*Instruction*. Retype the data exactly, from its first line to the line containing "(0,0) rectangle (1030,682);", including both, and skip any picture.

──────── Dataset records ────────

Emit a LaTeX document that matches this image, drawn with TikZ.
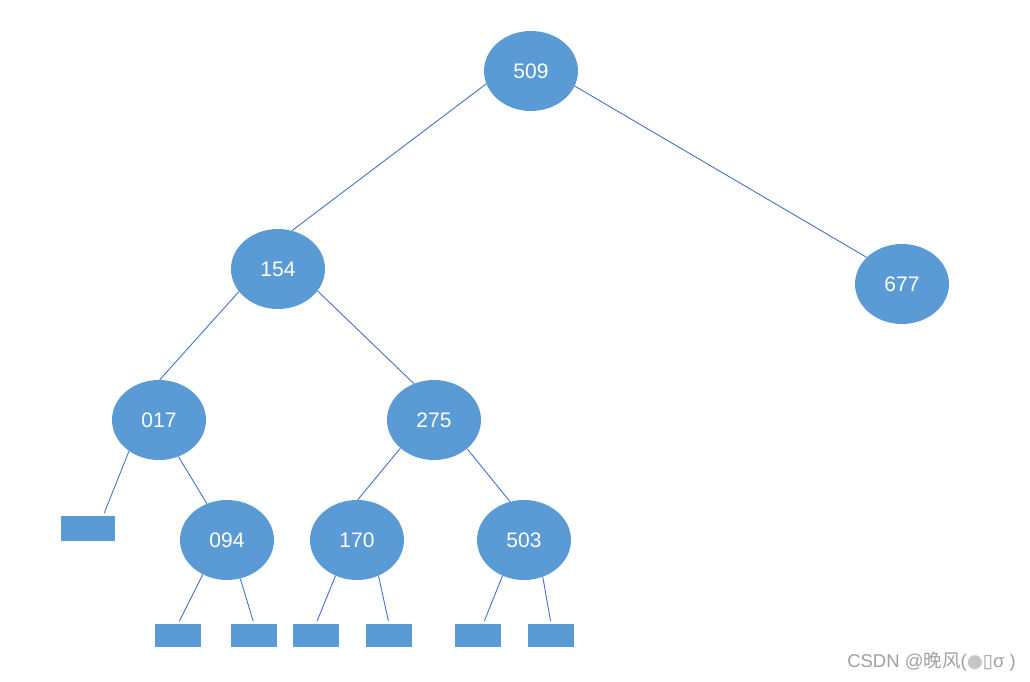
\documentclass[tikz,border=0pt]{standalone}
\usepackage{fontspec}
\setmainfont{Liberation Sans}
\newfontfamily\cjkfont{Noto Sans CJK SC}
\newfontfamily\symfont{DejaVu Sans}
\usetikzlibrary{shapes.geometric}
\definecolor{keyfill}{HTML}{5B9BD5}
\definecolor{edgecolor}{HTML}{4472C4}
\definecolor{markcolor}{HTML}{A0A0A0}

\begin{document}
\begin{tikzpicture}[x=1pt, y=-1pt,
    keynode/.style={ellipse, fill=keyfill, minimum width=94pt, minimum height=80pt, inner sep=0pt, text=white, font=\fontsize{21}{25}\selectfont},
    nullnode/.style={rectangle, fill=keyfill, inner sep=0pt},
    link/.style={draw=edgecolor, line width=0.9pt},
]
\useasboundingbox (0,0) rectangle (1030,682);

% keys
\node[keynode] (n509) at (531, 71) {509};
\node[keynode] (n154) at (278, 269) {154};
\node[keynode] (n677) at (902, 284) {677};
\node[keynode] (n017) at (159, 420) {017};
\node[keynode] (n275) at (434, 420) {275};
\node[keynode] (n094) at (227, 540) {094};
\node[keynode] (n170) at (357, 540) {170};
\node[keynode] (n503) at (524, 540) {503};

% empty leaves
\node[nullnode, minimum width=54pt, minimum height=25pt] (null0) at (88, 528.5) {};
\node[nullnode, minimum width=46pt, minimum height=23pt] (null1) at (178, 635.5) {};
\node[nullnode, minimum width=46pt, minimum height=23pt] (null2) at (254, 635.5) {};
\node[nullnode, minimum width=46pt, minimum height=23pt] (null3) at (316, 635.5) {};
\node[nullnode, minimum width=46pt, minimum height=23pt] (null4) at (389, 635.5) {};
\node[nullnode, minimum width=46pt, minimum height=23pt] (null5) at (478, 635.5) {};
\node[nullnode, minimum width=46pt, minimum height=23pt] (null6) at (551, 635.5) {};

% edges
\draw[link] (n509.196) -- (n154.70);
\draw[link] (n509.341) -- (n677.143);
\draw[link] (n154.210) -- (n017.89);
\draw[link] (n154.331) -- (n275.119);
\draw[link, shorten >=3pt] (n017.226) -- (null0.40);
\draw[link] (n017.298) -- (n094.119);
\draw[link] (n275.220) -- (n170.89);
\draw[link] (n275.319) -- (n503.110);
\draw[link, shorten >=3pt] (n094.235) -- (null1.north);
\draw[link, shorten >=3pt] (n094.289) -- (null2.north);
\draw[link, shorten >=3pt] (n170.239) -- (null3.north);
\draw[link, shorten >=3pt] (n170.301) -- (null4.north);
\draw[link, shorten >=3pt] (n503.239) -- (null5.66);
\draw[link, shorten >=3pt] (n503.297) -- (null6.north);

% watermark
\node[text=markcolor, font=\fontsize{18.5}{22}\selectfont, inner sep=0pt, anchor=east] (mark) at (1016, 662)
  {CSDN @{\cjkfont 晚风}({\symfont\color{markcolor!60}●\color{markcolor}▯}σ )};
\end{tikzpicture}
\end{document}
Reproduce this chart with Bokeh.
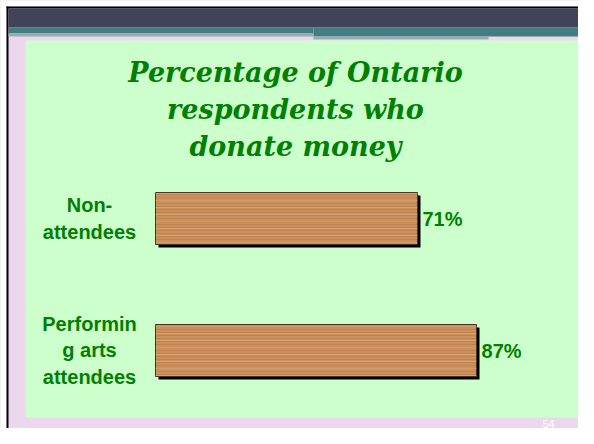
from bokeh.plotting import figure
from bokeh.models import Range1d
from bokeh.core.properties import value
from bokeh.embed import file_html
from bokeh.resources import INLINE

# ---- data ----
categories = ["Non-\nattendees", "Performin\ng arts\nattendees"]
percent = [71, 87]
value_labels = ["71%", "87%"]
title_text = "Percentage of Ontario\nrespondents who\ndonate money"
page_number = "54"

# ---- layout constants (canvas pixels) ----
W, H = 578, 428
X0_PX = 155.0      # canvas x of 0 %
PX_PER_PCT = 3.69
ROW0_PX = 218.0    # canvas y of the first row centre
ROW_STEP = 132.0   # pixels between rows


def px_x(cx):
    return (cx - X0_PX) / PX_PER_PCT


def px_y(cy):
    return (cy - ROW0_PX) / ROW_STEP


p = figure(width=W, height=H, output_backend="svg", toolbar_location=None,
           x_range=Range1d(px_x(0), px_x(W)),
           y_range=Range1d(px_y(H), px_y(0)),
           min_border=0, outline_line_color=None)
p.axis.visible = False
p.grid.visible = False
p.background_fill_color = "#ecd8ee"
p.border_fill_color = "#ecd8ee"

# ---- slide decoration ----
deco = [
    (0, W, 0, 6, "#ffffff"),
    (0, 6, 0, H, "#ffffff"),
    (6, W, 6, 8, "#000000"),
    (6, 8, 6, H, "#000000"),
    (8, W, 8, 27, "#41435a"),
    (8, 313, 27, 33, "#427d80"),
    (313, W, 27, 36, "#427d80"),
    (8, 313, 33, 36, "#9aabb2"),
    (313, 488, 36, 39, "#9aabb2"),
    (25, W, 40, 417, "#ccffcc"),
]
p.quad(left=[px_x(d[0]) for d in deco], right=[px_x(d[1]) for d in deco],
       top=[px_y(d[2]) for d in deco], bottom=[px_y(d[3]) for d in deco],
       fill_color=[d[4] for d in deco], line_color=None)

rows = list(range(len(categories)))
bar_h = 52 / ROW_STEP
sdx = 3 / PX_PER_PCT
sdy = 3 / ROW_STEP

# shadow
p.hbar(y=[r + sdy for r in rows], left=sdx, right=[v + sdx for v in percent],
       height=bar_h, fill_color="#000000", line_color=None)
# wood bar
p.hbar(y=rows, left=0, right=percent, height=bar_h,
       fill_color="#cb905c", line_color="#4a3320", line_width=1,
       hatch_pattern="-", hatch_scale=3, hatch_color="#a3653a",
       hatch_alpha=0.3, hatch_weight=1)
p.hbar(y=rows, left=0, right=percent, height=bar_h,
       fill_alpha=0, line_color=None,
       hatch_pattern="-", hatch_scale=7, hatch_color="#e6bd90",
       hatch_alpha=0.4, hatch_weight=1)

green = "#008000"
# value labels
p.text(x=percent, y=rows, text=value_labels, x_offset=5,
       text_align="left", text_baseline="middle",
       text_font=value("Liberation Sans"), text_font_style="bold",
       text_font_size="20px", text_color=green)
# category labels
p.text(x=[0] * len(rows), y=rows, text=categories, x_offset=-66,
       text_align="center", text_baseline="middle", text_line_height=1.2,
       text_font=value("Liberation Sans"), text_font_style="bold",
       text_font_size="20px", text_color=green)

# title
p.text(x=[px_x(295)], y=[px_y(56)], text=[title_text],
       text_align="center", text_baseline="top", text_line_height=1.2,
       text_font=value("DejaVu Serif"), text_font_style="bold italic",
       text_font_size="27px", text_color=green)

# page number
p.text(x=[px_x(548)], y=[px_y(427)], text=[page_number],
       text_align="center", text_baseline="bottom",
       text_font=value("Liberation Sans"), text_font_size="11px",
       text_color="#ffffff")

open("out.html", "w").write(file_html(p, INLINE))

────────

*Output of the task*.
Emit a LaTeX document that matches this image, drawn with TikZ.
\documentclass[tikz,border=0pt]{standalone}
\usepackage{fontspec}
\setmainfont{Liberation Sans}
\newfontfamily\cjkfont{Noto Sans CJK SC}
\newfontfamily\symfont{DejaVu Sans}
\usetikzlibrary{shapes.geometric}
\definecolor{keyfill}{HTML}{5B9BD5}
\definecolor{edgecolor}{HTML}{4472C4}
\definecolor{markcolor}{HTML}{A0A0A0}

\begin{document}
\begin{tikzpicture}[x=1pt, y=-1pt,
    keynode/.style={ellipse, fill=keyfill, minimum width=94pt, minimum height=80pt, inner sep=0pt, text=white, font=\fontsize{21}{25}\selectfont},
    nullnode/.style={rectangle, fill=keyfill, inner sep=0pt},
    link/.style={draw=edgecolor, line width=0.9pt},
]
\useasboundingbox (0,0) rectangle (1030,682);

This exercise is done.